── Task input

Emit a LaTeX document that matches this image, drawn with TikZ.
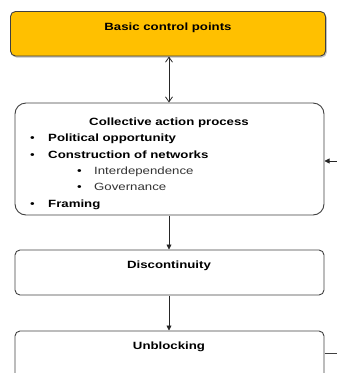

────
── Task input

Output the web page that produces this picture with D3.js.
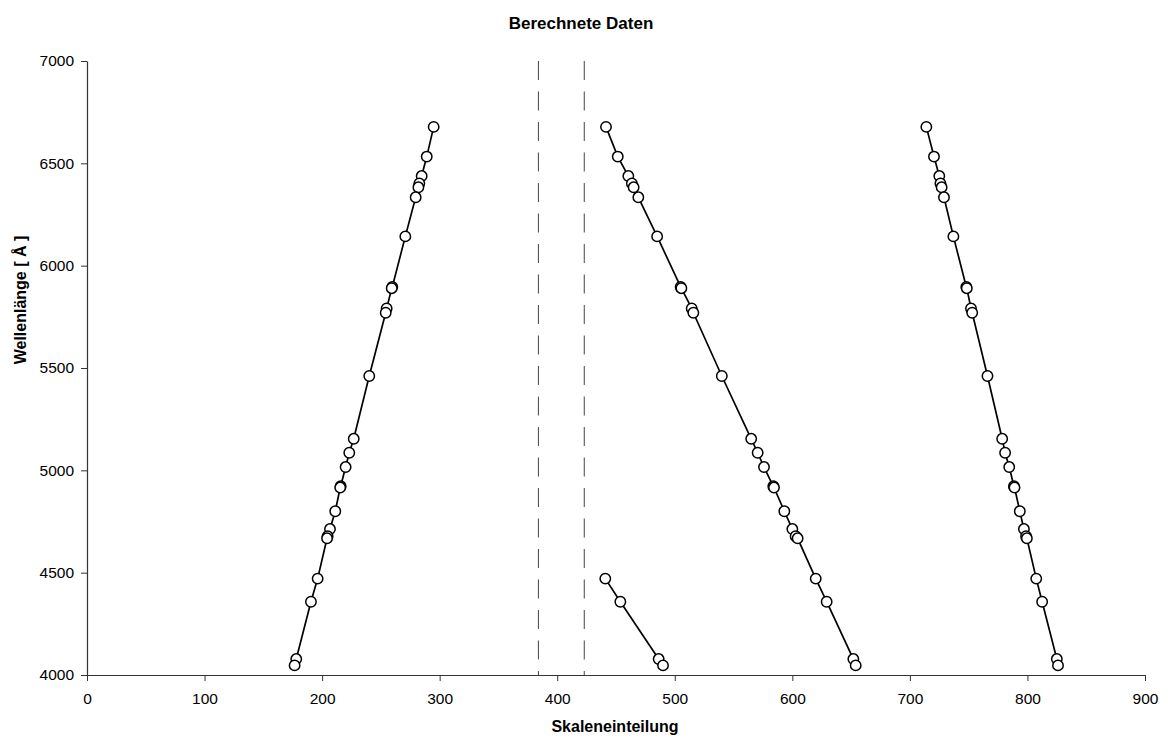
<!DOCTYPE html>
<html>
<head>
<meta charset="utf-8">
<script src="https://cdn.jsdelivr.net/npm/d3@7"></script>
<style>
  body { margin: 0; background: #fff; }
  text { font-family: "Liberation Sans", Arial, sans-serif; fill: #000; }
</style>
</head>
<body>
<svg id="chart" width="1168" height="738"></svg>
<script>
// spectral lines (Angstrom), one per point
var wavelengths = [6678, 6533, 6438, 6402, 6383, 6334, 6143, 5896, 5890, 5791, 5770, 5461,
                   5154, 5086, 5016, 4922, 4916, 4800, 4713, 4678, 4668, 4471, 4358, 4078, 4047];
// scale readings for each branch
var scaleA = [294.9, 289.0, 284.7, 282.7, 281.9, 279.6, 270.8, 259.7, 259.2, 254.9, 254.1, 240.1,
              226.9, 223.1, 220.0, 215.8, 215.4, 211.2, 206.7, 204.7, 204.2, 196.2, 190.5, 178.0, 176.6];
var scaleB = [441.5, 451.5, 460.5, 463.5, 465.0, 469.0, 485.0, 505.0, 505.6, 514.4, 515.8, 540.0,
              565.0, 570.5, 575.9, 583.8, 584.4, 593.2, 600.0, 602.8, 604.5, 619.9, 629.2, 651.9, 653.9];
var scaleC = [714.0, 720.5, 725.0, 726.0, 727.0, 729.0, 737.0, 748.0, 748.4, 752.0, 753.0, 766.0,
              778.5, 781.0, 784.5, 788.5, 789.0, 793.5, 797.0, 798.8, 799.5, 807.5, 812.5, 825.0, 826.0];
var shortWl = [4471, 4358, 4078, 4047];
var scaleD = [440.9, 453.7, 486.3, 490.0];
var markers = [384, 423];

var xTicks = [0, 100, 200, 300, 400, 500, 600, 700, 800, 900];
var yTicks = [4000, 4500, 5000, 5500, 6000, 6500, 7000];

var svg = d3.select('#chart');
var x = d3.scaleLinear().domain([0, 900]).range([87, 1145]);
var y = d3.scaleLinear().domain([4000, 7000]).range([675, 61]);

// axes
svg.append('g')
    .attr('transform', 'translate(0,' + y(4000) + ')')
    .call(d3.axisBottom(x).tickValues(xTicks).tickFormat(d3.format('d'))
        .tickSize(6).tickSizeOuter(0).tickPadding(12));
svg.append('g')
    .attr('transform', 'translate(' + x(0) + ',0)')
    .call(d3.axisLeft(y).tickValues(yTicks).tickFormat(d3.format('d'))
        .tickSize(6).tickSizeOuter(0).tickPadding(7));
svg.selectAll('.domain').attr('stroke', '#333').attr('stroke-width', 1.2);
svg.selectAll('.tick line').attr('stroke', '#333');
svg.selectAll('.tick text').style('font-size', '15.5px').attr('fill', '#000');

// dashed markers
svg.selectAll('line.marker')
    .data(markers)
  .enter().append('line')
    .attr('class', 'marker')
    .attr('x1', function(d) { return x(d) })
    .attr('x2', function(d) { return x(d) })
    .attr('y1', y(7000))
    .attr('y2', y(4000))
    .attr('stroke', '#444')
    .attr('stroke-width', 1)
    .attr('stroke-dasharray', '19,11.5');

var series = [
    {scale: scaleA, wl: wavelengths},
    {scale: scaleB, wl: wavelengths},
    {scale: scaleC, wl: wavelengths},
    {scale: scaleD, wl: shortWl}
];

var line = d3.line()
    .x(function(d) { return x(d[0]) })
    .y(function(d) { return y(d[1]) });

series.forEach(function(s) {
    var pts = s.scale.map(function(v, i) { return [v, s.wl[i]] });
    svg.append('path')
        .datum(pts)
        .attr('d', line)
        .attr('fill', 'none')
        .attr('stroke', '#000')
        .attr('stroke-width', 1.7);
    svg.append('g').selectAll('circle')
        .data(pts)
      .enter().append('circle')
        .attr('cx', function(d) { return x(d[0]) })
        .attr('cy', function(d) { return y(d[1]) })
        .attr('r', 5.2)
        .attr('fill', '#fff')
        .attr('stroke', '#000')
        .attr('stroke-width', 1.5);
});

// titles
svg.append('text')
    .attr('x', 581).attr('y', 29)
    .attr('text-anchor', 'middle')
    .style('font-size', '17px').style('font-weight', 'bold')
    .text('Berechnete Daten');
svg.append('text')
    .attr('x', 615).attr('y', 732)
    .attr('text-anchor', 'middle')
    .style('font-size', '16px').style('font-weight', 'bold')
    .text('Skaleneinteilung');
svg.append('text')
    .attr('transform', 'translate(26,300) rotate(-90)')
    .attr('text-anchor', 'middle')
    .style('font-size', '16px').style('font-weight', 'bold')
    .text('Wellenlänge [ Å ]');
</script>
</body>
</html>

────
── Task input

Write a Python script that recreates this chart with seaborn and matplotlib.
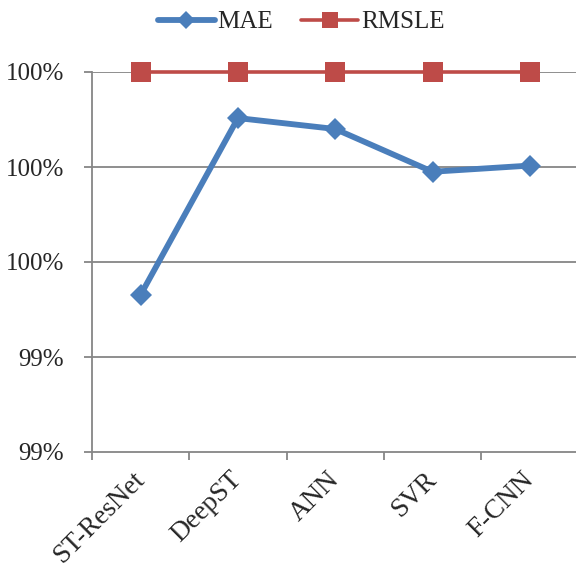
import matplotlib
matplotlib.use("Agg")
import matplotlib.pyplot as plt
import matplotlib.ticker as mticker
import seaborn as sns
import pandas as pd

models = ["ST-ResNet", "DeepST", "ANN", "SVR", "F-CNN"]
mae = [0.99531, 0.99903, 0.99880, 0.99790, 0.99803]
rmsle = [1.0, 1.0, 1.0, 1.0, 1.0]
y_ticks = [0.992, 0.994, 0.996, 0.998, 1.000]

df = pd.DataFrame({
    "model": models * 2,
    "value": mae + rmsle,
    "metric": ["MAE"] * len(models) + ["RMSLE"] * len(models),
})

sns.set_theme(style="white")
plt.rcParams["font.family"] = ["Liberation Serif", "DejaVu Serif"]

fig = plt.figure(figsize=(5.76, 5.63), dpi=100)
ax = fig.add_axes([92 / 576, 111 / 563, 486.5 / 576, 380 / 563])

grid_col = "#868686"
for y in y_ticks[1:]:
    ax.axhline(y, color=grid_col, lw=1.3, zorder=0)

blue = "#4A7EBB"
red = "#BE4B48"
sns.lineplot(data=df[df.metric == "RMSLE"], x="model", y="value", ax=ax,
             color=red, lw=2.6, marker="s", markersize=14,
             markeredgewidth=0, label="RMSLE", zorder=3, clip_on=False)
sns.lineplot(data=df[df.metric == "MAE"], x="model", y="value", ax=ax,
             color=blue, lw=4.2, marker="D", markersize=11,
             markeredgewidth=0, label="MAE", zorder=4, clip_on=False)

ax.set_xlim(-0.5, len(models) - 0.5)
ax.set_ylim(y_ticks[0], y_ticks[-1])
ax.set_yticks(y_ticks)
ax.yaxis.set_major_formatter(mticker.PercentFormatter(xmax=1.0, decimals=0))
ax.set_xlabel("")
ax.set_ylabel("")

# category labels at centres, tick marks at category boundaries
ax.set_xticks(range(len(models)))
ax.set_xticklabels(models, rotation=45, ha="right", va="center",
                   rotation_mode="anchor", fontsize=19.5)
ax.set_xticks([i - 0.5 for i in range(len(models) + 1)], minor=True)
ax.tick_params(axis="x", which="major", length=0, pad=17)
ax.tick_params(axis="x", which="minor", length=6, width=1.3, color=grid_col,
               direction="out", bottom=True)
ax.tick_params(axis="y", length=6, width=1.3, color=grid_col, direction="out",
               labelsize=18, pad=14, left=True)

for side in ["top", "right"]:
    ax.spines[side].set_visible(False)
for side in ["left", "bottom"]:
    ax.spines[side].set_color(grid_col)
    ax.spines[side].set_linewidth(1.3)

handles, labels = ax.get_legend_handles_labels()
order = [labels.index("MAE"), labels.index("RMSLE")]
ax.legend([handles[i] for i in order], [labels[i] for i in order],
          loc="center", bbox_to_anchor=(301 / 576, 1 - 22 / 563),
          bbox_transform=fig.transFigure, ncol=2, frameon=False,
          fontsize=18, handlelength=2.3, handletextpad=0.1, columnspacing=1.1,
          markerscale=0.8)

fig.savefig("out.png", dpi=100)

────

◆ Written instruction ◆
From the entries above, select each line containing the string "script".

◆ Solution for this task ◆
<script src="https://cdn.jsdelivr.net/npm/d3@7"></script>
<script>
</script>
Write a Python script that recreates this chart with seaborn and matplotlib.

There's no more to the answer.